▶ [Rows from a dataset]
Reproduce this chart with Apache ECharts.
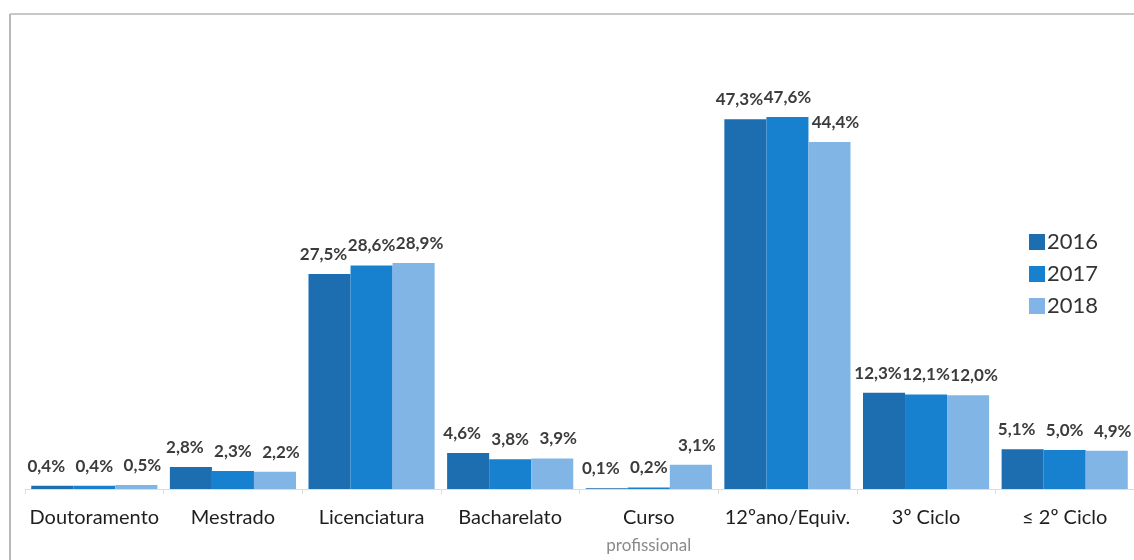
<!DOCTYPE html>
<html>
<head>
<meta charset="utf-8">
<script src="https://cdn.jsdelivr.net/npm/echarts@6/dist/echarts.min.js"></script>
<style>
  html, body { margin: 0; padding: 0; background: #fff; }
  #chart { width: 1134px; height: 560px; }
</style>
</head>
<body>
<div id="chart"></div>
<script>
// Education level distribution by year (%)
const categories = ['Doutoramento', 'Mestrado', 'Licenciatura', 'Bacharelato', 'Curso\n{p|profissional}', '12ºano/Equiv.', '3º Ciclo', '≤ 2º Ciclo'];
const years = ['2016', '2017', '2018'];
const values2016 = [0.4, 2.8, 27.5, 4.6, 0.1, 47.3, 12.3, 5.1];
const values2017 = [0.4, 2.3, 28.6, 3.8, 0.2, 47.6, 12.1, 5.0];
const values2018 = [0.5, 2.2, 28.9, 3.9, 3.1, 44.4, 12.0, 4.9];
const colors = ['#1d6db1', '#1780cf', '#80b5e6'];

const fontFamily = 'Lato, "Open Sans", sans-serif';

function pct(v) {
  return v.toFixed(1).replace('.', ',') + '%';
}

// Outer labels are nudged sideways so neighbouring values stay readable
function makeSeries(name, data, color, dx) {
  return {
    name: name,
    type: 'bar',
    data: data,
    barGap: '0%',
    barCategoryGap: '9%',
    itemStyle: { color: color },
    label: {
      show: true,
      position: 'top',
      distance: 11,
      offset: [dx, 0],
      formatter: p => pct(p.value),
      color: '#3c3c3c',
      fontSize: 17,
      fontWeight: 'bold',
      fontFamily: fontFamily
    }
  };
}

const chart = echarts.init(document.getElementById('chart'), null, { renderer: 'canvas' });
chart.setOption({
  animation: false,
  backgroundColor: '#fff',
  textStyle: { fontFamily: fontFamily },
  graphic: [
    { type: 'line', shape: { x1: 10, y1: 14, x2: 1134, y2: 14 }, style: { stroke: '#c8c8c8', lineWidth: 2 } },
    { type: 'line', shape: { x1: 10, y1: 14, x2: 10, y2: 560 }, style: { stroke: '#b8b8b8', lineWidth: 2 } }
  ],
  legend: {
    orient: 'vertical',
    left: 1024,
    top: 226,
    itemWidth: 16,
    itemHeight: 16,
    itemGap: 10,
    icon: 'rect',
    data: years,
    textStyle: { fontSize: 22, color: '#333', fontFamily: fontFamily, padding: [0, 0, 0, -3] }
  },
  grid: { left: 25, top: 20, width: 1111, height: 471, containLabel: false },
  xAxis: {
    type: 'category',
    data: categories,
    axisLine: { lineStyle: { color: '#dcdcdc', width: 1 } },
    axisTick: { show: true, alignWithLabel: false, length: 5, lineStyle: { color: '#dcdcdc' } },
    axisLabel: {
      interval: 0,
      color: '#1e1e1e',
      fontSize: 20,
      margin: 15,
      fontFamily: fontFamily,
      lineHeight: 28,
      rich: {
        p: { color: '#8a8a8a', fontSize: 17, fontFamily: fontFamily, lineHeight: 28 }
      }
    }
  },
  yAxis: {
    type: 'value',
    min: 0,
    max: 60,
    show: false,
    splitLine: { show: false }
  },
  series: [
    makeSeries(years[0], values2016, colors[0], -6),
    makeSeries(years[1], values2017, colors[1], 0),
    makeSeries(years[2], values2018, colors[2], 6)
  ]
});
</script>
</body>
</html>
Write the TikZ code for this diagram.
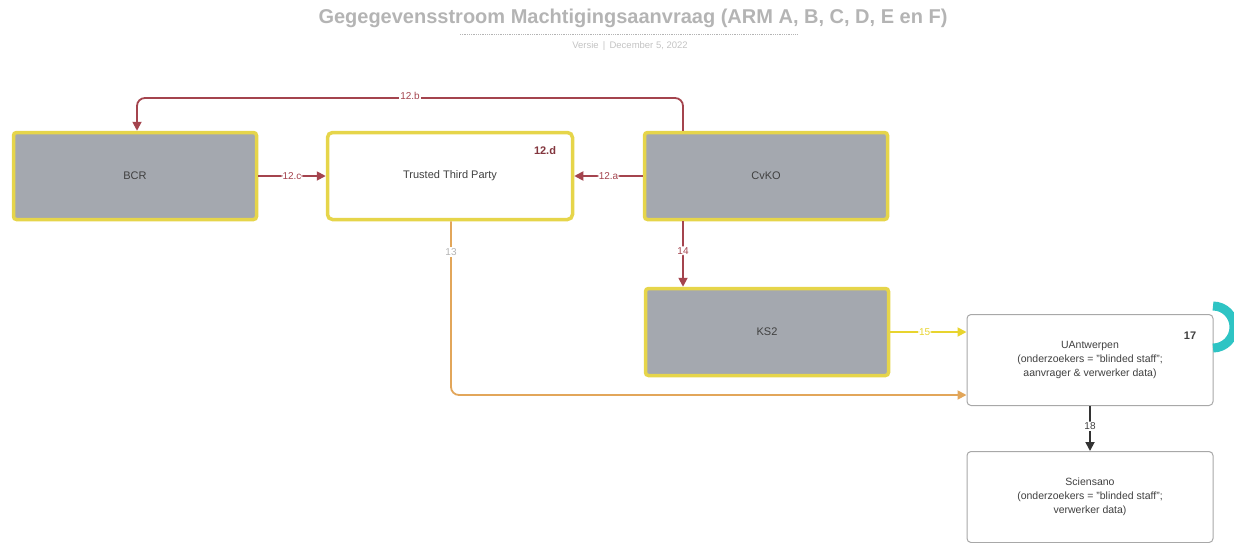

▶ [Stated task] Pull every line containing "this" from the data.

▶ [Result]
Reproduce this chart with Apache ECharts.
Write the TikZ code for this diagram.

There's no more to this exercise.